You can't get a complete algebraic rule for the solution, since there is no one for x == Cot[x/2]

Factor the f[x] into 3 factors with TrigFactor

g[x_] = f[x] // TrigFactor

(*     -4 Cos[x/2] (-Cos[x/2] + x Sin[x/2])     *)


Solve the first part -4 Cos[x/2] for x to get the known general rule x = (2 n-1) Pi

Solve[g[x][[1 ;; 2]] == 0, x, Reals]

(*     {{x -> ConditionalExpression[2 (-(\[Pi]/2) + 2 \[Pi] C[1]),
C[1] \[Element] Integers]}, {x ->
ConditionalExpression[2 (\[Pi]/2 + 2 \[Pi] C[1]),
C[1] \[Element] Integers]}}     *)


The third factor is x == Cot[x/2] and roots do not follow a general rule, but can be solved for a restricted x-range

Solve[g[x][[3]] == 0 && 0 <= x < 30, x, Reals]

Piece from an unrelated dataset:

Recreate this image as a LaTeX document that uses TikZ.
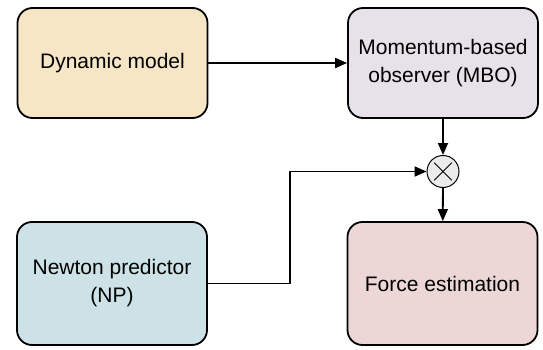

(*     {{x -> Root[{Cos[#1/2] - Sin[#1/2] #1 &,
1.30654237418880620223}]}, {x ->
Root[{Cos[#1/2] - Sin[#1/2] #1 &, 6.5846200425641731922}]}, {x ->
Root[{Cos[#1/2] - Sin[#1/2] #1 &, 12.7232407841313299947}]}, {x ->
Root[{Cos[#1/2] - Sin[#1/2] #1 &, 18.9549714108415918088}]}, {x ->
Root[{Cos[#1/2] - Sin[#1/2] #1 &, 25.212026888550825656}]}}     *)

• So, you say I can't get useful info from the complexification's solution, right? Because I already solved it numerically when asking the question. – QuantumBrick Aug 31 '17 at 16:06
• I think the main point is that you can't get algebraic solutions except for the regular (2*n-1)*Pi roots, because the solutions are transcendental and not algebraic. – Thies Heidecke Nov 29 '17 at 15:14
eqn = 2 (1 + Cos[x] - x Sin[x]) == 0;


Selecting the solutions within the interval that are not Root objects

soln1 = Select[x /. Solve[{eqn, 0 <= x <= 50}, x], FreeQ[#, Root] &]

(* {π, 3 π, 5 π, 7 π, 9 π, 11 π, 13 π, 15 π} *)


Using FindSequenceFunction to generalize the sequence

soln2 = FindSequenceFunction[soln1, n] // Simplify

(* (-1 + 2 n) π *)


Verifying the solution for all integers

Assuming[Element[n, Integers], eqn /. x -> soln2 // Simplify]

(* True *)


This does not include the solutions represented as Root objects.